[AMDGPU] Fix for negative offsets in buffer/tbuffer intrinsics
Summary:
The new buffer/tbuffer intrinsics handle an out-of-range immediate
offset by moving/adding offset&-4096 to a vgpr, leaving an in-range
immediate offset, with a chance of the move/add being CSEd for similar
loads/stores.
However it turns out that a negative offset in a vgpr is illegal, even
if adding the immediate offset makes it legal again.

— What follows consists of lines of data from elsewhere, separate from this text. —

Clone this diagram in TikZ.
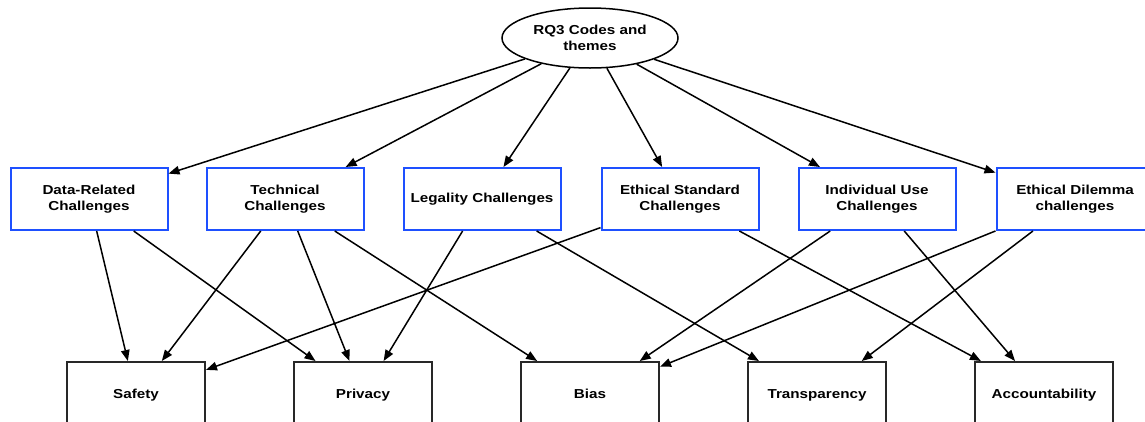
\documentclass[tikz,border=0pt]{standalone}
\usepackage{fontspec}
\setmainfont[FakeStretch=1.17]{Liberation Sans}
\usetikzlibrary{shapes.geometric,arrows.meta}

\definecolor{boxblue}{RGB}{30,80,255}
\definecolor{boxgrey}{RGB}{40,40,40}

\begin{document}
\begin{tikzpicture}[x=1pt,y=-1pt,
  every node/.style={font=\fontsize{13}{15.5}\selectfont\bfseries, align=center, inner sep=0pt},
  theme/.style={draw, ellipse, line width=1.5pt, minimum width=176pt, minimum height=60pt},
  challenge/.style={draw=boxblue, line width=2pt, minimum width=157pt, minimum height=62pt},
  concern/.style={draw=boxgrey, line width=2pt, minimum width=138pt, minimum height=66pt, text height=9.5pt, text depth=3pt},
  link/.style={-{Triangle[length=11pt,width=8.5pt]}, line width=1.5pt}]

% page frame
\useasboundingbox (0,0) rectangle (1145,421);
\clip (0,0) rectangle (1145,421);

% root
\node[theme] (rq) at (590,38) {RQ3 Codes and\\themes};

% challenge boxes
\node[challenge] (data) at (89,199) {Data-Related\\Challenges};
\node[challenge] (tech) at (285,199) {Technical\\Challenges};
\node[challenge] (legal) at (482,199) {Legality Challenges};
\node[challenge] (ethstd) at (680,199) {Ethical Standard\\Challenges};
\node[challenge] (indiv) at (877,199) {Individual Use\\Challenges};
\node[challenge] (ethdil) at (1075,199) {Ethical Dilemma\\challenges};

% concerns
\node[concern] (safety) at (136,395) {Safety};
\node[concern] (privacy) at (363,395) {Privacy};
\node[concern] (bias) at (590,395) {Bias};
\node[concern] (transp) at (817,395) {Transparency};
\node[concern] (account) at (1044,395) {Accountability};

% root to challenges
\draw[link] (rq) -- (data);
\draw[link] (rq) -- (tech);
\draw[link] (rq) -- (legal);
\draw[link] (rq) -- (ethstd);
\draw[link] (rq) -- (indiv);
\draw[link] (rq) -- (ethdil);

% challenges to concerns
\draw[link] (data) -- (safety);
\draw[link] (data) -- (privacy);
\draw[link] (tech) -- (safety);
\draw[link] (tech) -- (privacy);
\draw[link] (tech) -- (bias);
\draw[link] (legal) -- (privacy);
\draw[link] (legal) -- (transp);
\draw[link] (ethstd) -- (safety);
\draw[link] (ethstd) -- (account);
\draw[link] (indiv) -- (bias);
\draw[link] (indiv) -- (account);
\draw[link] (ethdil) -- (bias);
\draw[link] (ethdil) -- (transp);

\end{tikzpicture}
\end{document}
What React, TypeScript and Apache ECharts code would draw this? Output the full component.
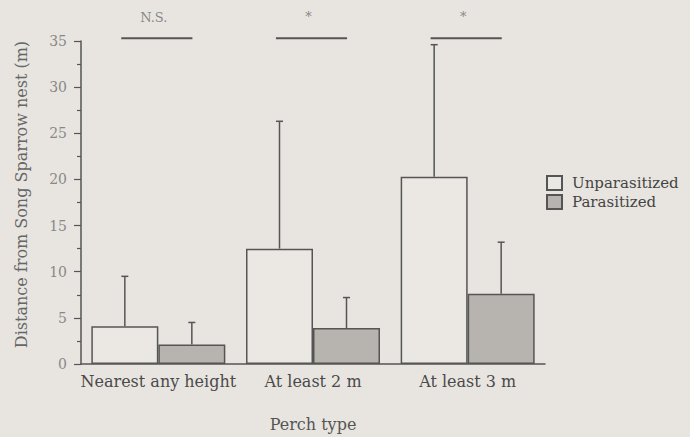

Therefore, this commit disables the offset&-4096 thing if the offset is
negative.
Differential Revision: https://reviews.llvm.org/D52683
Change-Id: Ie02f0a74f240a138dc2a29d17cfbd9e350e4ed13
llvm-svn: 343672
diff --git a/llvm/lib/Target/AMDGPU/SIISelLowering.cpp b/llvm/lib/Target/AMDGPU/SIISelLowering.cpp
index 1bc430b..7f1467c 100644
--- a/llvm/lib/Target/AMDGPU/SIISelLowering.cpp
+++ b/llvm/lib/Target/AMDGPU/SIISelLowering.cpp
@@ -5983,11 +5983,18 @@
if (C1) {
unsigned ImmOffset = C1->getZExtValue();
// If the immediate value is too big for the immoffset field, put the value
- // mod 4096 into the immoffset field so that the value that is copied/added
+ // and -4096 into the immoffset field so that the value that is copied/added
// for the voffset field is a multiple of 4096, and it stands more chance
// of being CSEd with the copy/add for another similar load/store.
+ // However, do not do that rounding down to a multiple of 4096 if that is a
+ // negative number, as it appears to be illegal to have a negative offset
+ // in the vgpr, even if adding the immediate offset makes it positive.
unsigned Overflow = ImmOffset & ~MaxImm;
ImmOffset -= Overflow;
+ if ((int32_t)Overflow < 0) {
+ Overflow += ImmOffset;
+ ImmOffset = 0;
+ }
C1 = cast<ConstantSDNode>(DAG.getConstant(ImmOffset, DL, MVT::i32));
if (Overflow) {
auto OverflowVal = DAG.getConstant(Overflow, DL, MVT::i32);